How questions inspissate once you start asking! Each snags like thorns, tugging deeper. Spinoza writes as plainly as he can, the lens-grinder ever focused on precision. His reason for writing is evident: he can’t help himself, needs to know, asking is his nature. He’s not teaching or preaching or seducing, not trying to sell books, just doing his damnedest to say what he sees and by saying to see more clearly. He has no writing career per se (most of his thought he left locked a posthumous box). He pursues Truth as fiercely as a randy teen his lovely. His friends gasp, watching him risk his life for his assertions, the philosophical equivalent of Phillipe Petit tightrope-walking between the World Trade Center towers (“If you slip, you’re dead!”). He’s a sensible guy, Spinoza, maybe the most sensible ever, why such a daredevil?
Truth mattered more to Spinoza than life. He was a sort of saint, but one committed to observation not superstition. He saw no evidence for angels or immortality or a Creator God, so why should he parrot stale assertions?

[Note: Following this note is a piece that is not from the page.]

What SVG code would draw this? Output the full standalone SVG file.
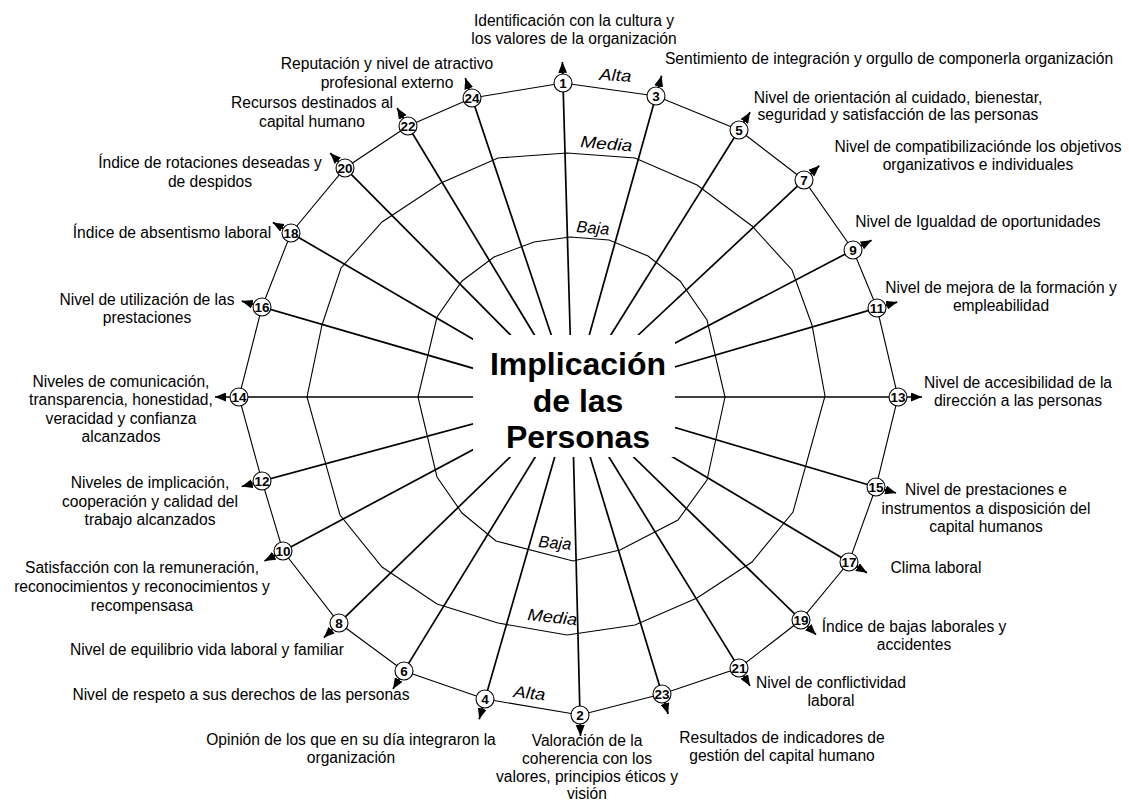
<svg xmlns="http://www.w3.org/2000/svg" width="1129" height="804" viewBox="0 0 1129 804">
  <style>
    .ring { fill: none; stroke: #000; stroke-width: 1.1; stroke-linejoin: miter; }
    .spoke { stroke: #000; stroke-width: 1.7; fill: none; marker-end: url(#arrow); }
    .node circle { fill: #fff; stroke: #000; stroke-width: 1.1; }
    .num { font-family: "Liberation Sans", Arial, sans-serif; font-weight: bold; font-size: 13.5px; text-anchor: middle; fill: #000; }
    .lbl { font-family: "Liberation Sans", Arial, sans-serif; font-size: 15.6px; text-anchor: middle; fill: #000; }
    .lvl { font-family: "Liberation Sans", Arial, sans-serif; font-style: italic; font-size: 16.5px; fill: #000; }
    .title { font-family: "Liberation Sans", Arial, sans-serif; font-weight: bold; font-size: 32px; text-anchor: middle; fill: #000; }
  </style>
  <defs>
    <marker id="arrow" viewBox="0 0 11 9" refX="11" refY="4.5" markerWidth="11" markerHeight="9" markerUnits="userSpaceOnUse" orient="auto">
      <path d="M0,0 L11,4.5 L0,9 z" fill="#000"/>
    </marker>
  </defs>

  <rect width="1129" height="804" fill="#fff"/>

  <!-- level rings: Baja (inner), Media, Alta (outer, through the numbered points) -->
  <g id="rings">
    <polygon class="ring" points="570,237 609,240 648,256 680,281 707,320 725,397 707,480 678,520 620,550 573,561 496,541 462,513 437,477 418,397 437,317 462,281 494,257 534,242"/>
    <polygon class="ring" points="567,153 635,158 697,185 752,226 792,270 812,325 825,396 793,512 752,562 697,598 635,625 567,635 498,623 437,604 382,567 340,515 307,397 322,325 341,268 382,222 441,183 498,158"/>
    <polygon class="ring" points="563,83 656,96 739,130 804,180 853,250 877,308 898,397 876,487 849,562 801,620 739,668 662,694 580,715 485,699 404,671 339,623 283,551 262,481 239,397 262,307 291,233 345,168 408,126 472,98"/>
  </g>

  <!-- spokes from the centre, each ending in an arrowhead past its point -->
  <g id="connectors">
    <line class="spoke" x1="572" y1="397" x2="562.4" y2="62"/>
    <line class="spoke" x1="572" y1="397" x2="661.6" y2="75.8"/>
    <line class="spoke" x1="572" y1="397" x2="750.1" y2="112.2"/>
    <line class="spoke" x1="572" y1="397" x2="819.3" y2="165.7"/>
    <line class="spoke" x1="572" y1="397" x2="871.6" y2="240.3"/>
    <line class="spoke" x1="572" y1="397" x2="897.2" y2="302.1"/>
    <line class="spoke" x1="572" y1="397" x2="922" y2="397"/>
    <line class="spoke" x1="572" y1="397" x2="896.1" y2="493"/>
    <line class="spoke" x1="572" y1="397" x2="867" y2="572.7"/>
    <line class="spoke" x1="572" y1="397" x2="816" y2="634.7"/>
    <line class="spoke" x1="572" y1="397" x2="750" y2="685.9"/>
    <line class="spoke" x1="572" y1="397" x2="668.1" y2="714.1"/>
    <line class="spoke" x1="572" y1="397" x2="580.5" y2="736"/>
    <line class="spoke" x1="572" y1="397" x2="479.2" y2="719.2"/>
    <line class="spoke" x1="572" y1="397" x2="393" y2="688.9"/>
    <line class="spoke" x1="572" y1="397" x2="323.9" y2="637.6"/>
    <line class="spoke" x1="572" y1="397" x2="264.5" y2="560.9"/>
    <line class="spoke" x1="572" y1="397" x2="241.7" y2="486.5"/>
    <line class="spoke" x1="572" y1="397" x2="215" y2="397"/>
    <line class="spoke" x1="572" y1="397" x2="241.8" y2="301.1"/>
    <line class="spoke" x1="572" y1="397" x2="272.9" y2="222.4"/>
    <line class="spoke" x1="572" y1="397" x2="330.2" y2="153.1"/>
    <line class="spoke" x1="572" y1="397" x2="397.1" y2="108"/>
    <line class="spoke" x1="572" y1="397" x2="465.3" y2="78.1"/>
  </g>

  <!-- level names -->
  <g id="levels">
    <text class="lvl" x="599" y="80" textLength="32" lengthAdjust="spacingAndGlyphs" transform="rotate(3 599 80)">Alta</text>
    <text class="lvl" x="580" y="147" textLength="52" lengthAdjust="spacingAndGlyphs" transform="rotate(5 580 147)">Media</text>
    <text class="lvl" x="576" y="232" textLength="33" lengthAdjust="spacingAndGlyphs" transform="rotate(5 576 232)">Baja</text>
    <text class="lvl" x="538" y="547" textLength="33" lengthAdjust="spacingAndGlyphs" transform="rotate(5 538 547)">Baja</text>
    <text class="lvl" x="527" y="620" textLength="50" lengthAdjust="spacingAndGlyphs" transform="rotate(6 527 620)">Media</text>
    <text class="lvl" x="513" y="697" textLength="32" lengthAdjust="spacingAndGlyphs" transform="rotate(6 513 697)">Alta</text>
  </g>

  <!-- centre -->
  <g id="center">
    <rect x="473" y="335" width="202" height="122" fill="#fff"/>
    <text class="title" x="578" y="375">Implicación</text>
    <text class="title" x="578" y="412">de las</text>
    <text class="title" x="578" y="448">Personas</text>
  </g>

  <!-- numbered points -->
  <g id="n1" class="node"><circle cx="563" cy="83" r="9"/><text class="num" x="563" y="87.8">1</text></g>
  <g id="n3" class="node"><circle cx="656" cy="96" r="9"/><text class="num" x="656" y="100.8">3</text></g>
  <g id="n5" class="node"><circle cx="739" cy="130" r="9"/><text class="num" x="739" y="134.8">5</text></g>
  <g id="n7" class="node"><circle cx="804" cy="180" r="9"/><text class="num" x="804" y="184.8">7</text></g>
  <g id="n9" class="node"><circle cx="853" cy="250" r="9"/><text class="num" x="853" y="254.8">9</text></g>
  <g id="n11" class="node"><circle cx="877" cy="308" r="9"/><text class="num" x="877" y="312.8">11</text></g>
  <g id="n13" class="node"><circle cx="898" cy="397" r="9"/><text class="num" x="898" y="401.8">13</text></g>
  <g id="n15" class="node"><circle cx="876" cy="487" r="9"/><text class="num" x="876" y="491.8">15</text></g>
  <g id="n17" class="node"><circle cx="849" cy="562" r="9"/><text class="num" x="849" y="566.8">17</text></g>
  <g id="n19" class="node"><circle cx="801" cy="620" r="9"/><text class="num" x="801" y="624.8">19</text></g>
  <g id="n21" class="node"><circle cx="739" cy="668" r="9"/><text class="num" x="739" y="672.8">21</text></g>
  <g id="n23" class="node"><circle cx="662" cy="694" r="9"/><text class="num" x="662" y="698.8">23</text></g>
  <g id="n2" class="node"><circle cx="580" cy="715" r="9"/><text class="num" x="580" y="719.8">2</text></g>
  <g id="n4" class="node"><circle cx="485" cy="699" r="9"/><text class="num" x="485" y="703.8">4</text></g>
  <g id="n6" class="node"><circle cx="404" cy="671" r="9"/><text class="num" x="404" y="675.8">6</text></g>
  <g id="n8" class="node"><circle cx="339" cy="623" r="9"/><text class="num" x="339" y="627.8">8</text></g>
  <g id="n10" class="node"><circle cx="283" cy="551" r="9"/><text class="num" x="283" y="555.8">10</text></g>
  <g id="n12" class="node"><circle cx="262" cy="481" r="9"/><text class="num" x="262" y="485.8">12</text></g>
  <g id="n14" class="node"><circle cx="239" cy="397" r="9"/><text class="num" x="239" y="401.8">14</text></g>
  <g id="n16" class="node"><circle cx="262" cy="307" r="9"/><text class="num" x="262" y="311.8">16</text></g>
  <g id="n18" class="node"><circle cx="291" cy="233" r="9"/><text class="num" x="291" y="237.8">18</text></g>
  <g id="n20" class="node"><circle cx="345" cy="168" r="9"/><text class="num" x="345" y="172.8">20</text></g>
  <g id="n22" class="node"><circle cx="408" cy="126" r="9"/><text class="num" x="408" y="130.8">22</text></g>
  <g id="n24" class="node"><circle cx="472" cy="98" r="9"/><text class="num" x="472" y="102.8">24</text></g>

  <!-- indicator labels -->
  <g id="labels">
    <text class="lbl" x="574" y="26">Identificación con la cultura y<tspan x="574" dy="18">los valores de la organización</tspan></text>
    <text class="lbl" x="889" y="64">Sentimiento de integración y orgullo de componerla organización</text>
    <text class="lbl" x="898" y="103">Nivel de orientación al cuidado, bienestar,<tspan x="898" dy="17">seguridad y satisfacción de las personas</tspan></text>
    <text class="lbl" x="978" y="152">Nivel de compatibilizaciónde los objetivos<tspan x="978" dy="18">organizativos e individuales</tspan></text>
    <text class="lbl" x="978" y="227">Nivel de Igualdad de oportunidades</text>
    <text class="lbl" x="1001" y="293">Nivel de mejora de la formación y<tspan x="1001" dy="18">empleabilidad</tspan></text>
    <text class="lbl" x="1018" y="388">Nivel de accesibilidad de la<tspan x="1018" dy="18">dirección a las personas</tspan></text>
    <text class="lbl" x="986" y="495">Nivel de prestaciones e<tspan x="986" dy="18.5">instrumentos a disposición del</tspan><tspan x="986" dy="18.5">capital humanos</tspan></text>
    <text class="lbl" x="936" y="573">Clima laboral</text>
    <text class="lbl" x="914" y="632">Índice de bajas laborales y<tspan x="914" dy="18">accidentes</tspan></text>
    <text class="lbl" x="831" y="688">Nivel de conflictividad<tspan x="831" dy="18">laboral</tspan></text>
    <text class="lbl" x="782" y="743">Resultados de indicadores de<tspan x="782" dy="18">gestión del capital humano</tspan></text>
    <text class="lbl" x="587" y="746">Valoración de la<tspan x="587" dy="17.8">coherencia con los</tspan><tspan x="587" dy="17.8">valores, principios éticos y</tspan><tspan x="587" dy="17.8">visión</tspan></text>
    <text class="lbl" x="351" y="745">Opinión de los que en su día integraron la<tspan x="351" dy="18">organización</tspan></text>
    <text class="lbl" x="241" y="700">Nivel de respeto a sus derechos de las personas</text>
    <text class="lbl" x="207" y="655">Nivel de equilibrio vida laboral y familiar</text>
    <text class="lbl" x="142" y="573">Satisfacción con la remuneración,<tspan x="142" dy="19">reconocimientos y reconocimientos y</tspan><tspan x="142" dy="19">recompensasa</tspan></text>
    <text class="lbl" x="150" y="488">Niveles de implicación,<tspan x="150" dy="18.5">cooperación y calidad del</tspan><tspan x="150" dy="18.5">trabajo alcanzados</tspan></text>
    <text class="lbl" x="121" y="387">Niveles de comunicación,<tspan x="121" dy="18.3">transparencia, honestidad,</tspan><tspan x="121" dy="18.3">veracidad y confianza</tspan><tspan x="121" dy="18.3">alcanzados</tspan></text>
    <text class="lbl" x="147" y="305">Nivel de utilización de las<tspan x="147" dy="18">prestaciones</tspan></text>
    <text class="lbl" x="172" y="238">Índice de absentismo laboral</text>
    <text class="lbl" x="210" y="168">Índice de rotaciones deseadas y<tspan x="210" dy="19">de despidos</tspan></text>
    <text class="lbl" x="312" y="108">Recursos destinados al<tspan x="312" dy="19">capital humano</tspan></text>
    <text class="lbl" x="387" y="69">Reputación y nivel de atractivo<tspan x="387" dy="19">profesional externo</tspan></text>
  </g>
</svg>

Let them boot him from his synagogue and community (they did both), he wouldn’t lie to appease his neighbors. He liked his neighbors fine: no troublemaker, he’d always kept his nose clean and shoe-buckles polished, but must one bullshit to secure regard? Most people grope in a mental fog – let them – they seemed not to mind – but their way was not his. He would see and say what he saw – and, by saying, ask us what we saw? His prose was not meant to defy or defeat but to describe, as clearly as he could, what he’d seen. The courtesy of his modesty makes us smile sadly, so unfazed by the heroism of his pursuit. Let them slaughter him if it came to that. He did not seek martyrdom, but neither would he avoid it. Truth mattered more.
This is the third of seven reflections on my new pal.